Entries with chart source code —
════════════════════
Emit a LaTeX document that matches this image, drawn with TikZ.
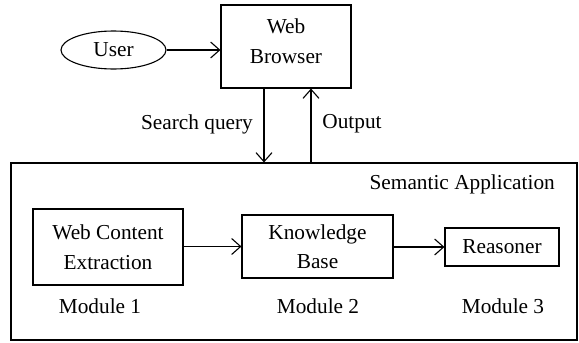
\documentclass[tikz,border=0pt]{standalone}
\usepackage{fontspec}
\setmainfont{Liberation Serif}
\usetikzlibrary{shapes.geometric,arrows.meta,calc}
\begin{document}
\begin{tikzpicture}[x=1pt,y=-1pt,
  every node/.style={font=\fontsize{21.3}{29.5}\selectfont, inner sep=0pt},
  box/.style={draw, line width=1.1pt, rectangle},
  lbl/.style={align=center},
  arr/.style={line width=1.1pt, -{Straight Barb[length=9pt,width=16pt,line width=1.1pt]}}]
\useasboundingbox (0,0) rectangle (579,343);
\node[draw, line width=1.1pt, ellipse, minimum width=105, minimum height=38] (user) at (113.5,50) {User};
\node[box, minimum width=130, minimum height=83] (browser) at (286,46.5) {};
\node[lbl] (browsertext) at (286,41) {Web\\Browser};
\node[box, minimum width=566, minimum height=177] (app) at (294,251.5) {};
\node[anchor=east] (apptitle) at (555,184) {Semantic Application};
\node[box, lbl, minimum width=150, minimum height=76] (wce) at (108,247) {Web Content\\Extraction};
\node[box, lbl, minimum width=151, minimum height=63] (kb) at (317.5,246.5) {Knowledge\\Base};
\node[box, lbl, minimum width=114, minimum height=38] (reas) at (502,247) {Reasoner};
\node (m1) at (100,306) {Module 1};
\node (m2) at (318,306) {Module 2};
\node (m3) at (503,306) {Module 3};
\node (sq) at (197,124) {Search query};
\node (out) at (352,124) {Output};
\draw[arr] (user.east) -- (browser.west |- user.east);
\draw[arr] ([xshift=-22pt]browser.south) -- ([xshift=-22pt]browser.south |- app.north);
\draw[arr] ([xshift=25pt]browser.south |- app.north) -- ([xshift=25pt]browser.south);
\draw[arr] (wce.east |- kb.west) -- (kb.west);
\draw[arr] (kb.east |- reas.west) -- (reas.west);
\end{tikzpicture}
\end{document}
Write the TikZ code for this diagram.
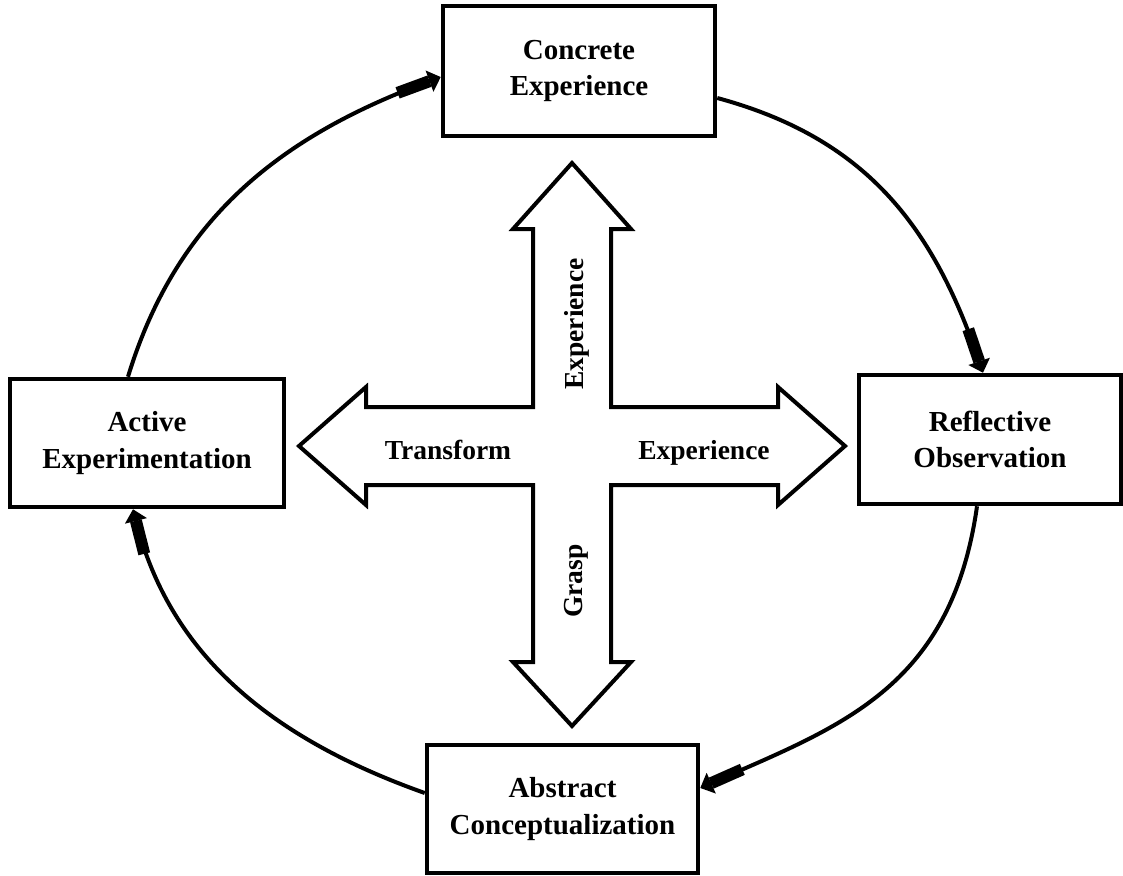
════════════════════
PROBLEM DESCRIPTION — Extract the text of all the records above verbatim, excluding pictures.

TASK ANSWER —
Emit a LaTeX document that matches this image, drawn with TikZ.
\documentclass[tikz,border=0pt]{standalone}
\usepackage{fontspec}
\setmainfont{Liberation Serif}
\usetikzlibrary{shapes.geometric,arrows.meta,calc}
\begin{document}
\begin{tikzpicture}[x=1pt,y=-1pt,
  every node/.style={font=\fontsize{21.3}{29.5}\selectfont, inner sep=0pt},
  box/.style={draw, line width=1.1pt, rectangle},
  lbl/.style={align=center},
  arr/.style={line width=1.1pt, -{Straight Barb[length=9pt,width=16pt,line width=1.1pt]}}]
\useasboundingbox (0,0) rectangle (579,343);
\node[draw, line width=1.1pt, ellipse, minimum width=105, minimum height=38] (user) at (113.5,50) {User};
\node[box, minimum width=130, minimum height=83] (browser) at (286,46.5) {};
\node[lbl] (browsertext) at (286,41) {Web\\Browser};
\node[box, minimum width=566, minimum height=177] (app) at (294,251.5) {};
\node[anchor=east] (apptitle) at (555,184) {Semantic Application};
\node[box, lbl, minimum width=150, minimum height=76] (wce) at (108,247) {Web Content\\Extraction};
\node[box, lbl, minimum width=151, minimum height=63] (kb) at (317.5,246.5) {Knowledge\\Base};
\node[box, lbl, minimum width=114, minimum height=38] (reas) at (502,247) {Reasoner};
\node (m1) at (100,306) {Module 1};
\node (m2) at (318,306) {Module 2};
\node (m3) at (503,306) {Module 3};
\node (sq) at (197,124) {Search query};
\node (out) at (352,124) {Output};
\draw[arr] (user.east) -- (browser.west |- user.east);
\draw[arr] ([xshift=-22pt]browser.south) -- ([xshift=-22pt]browser.south |- app.north);
\draw[arr] ([xshift=25pt]browser.south |- app.north) -- ([xshift=25pt]browser.south);
\draw[arr] (wce.east |- kb.west) -- (kb.west);
\draw[arr] (kb.east |- reas.west) -- (reas.west);
\end{tikzpicture}
\end{document}
Write the TikZ code for this diagram.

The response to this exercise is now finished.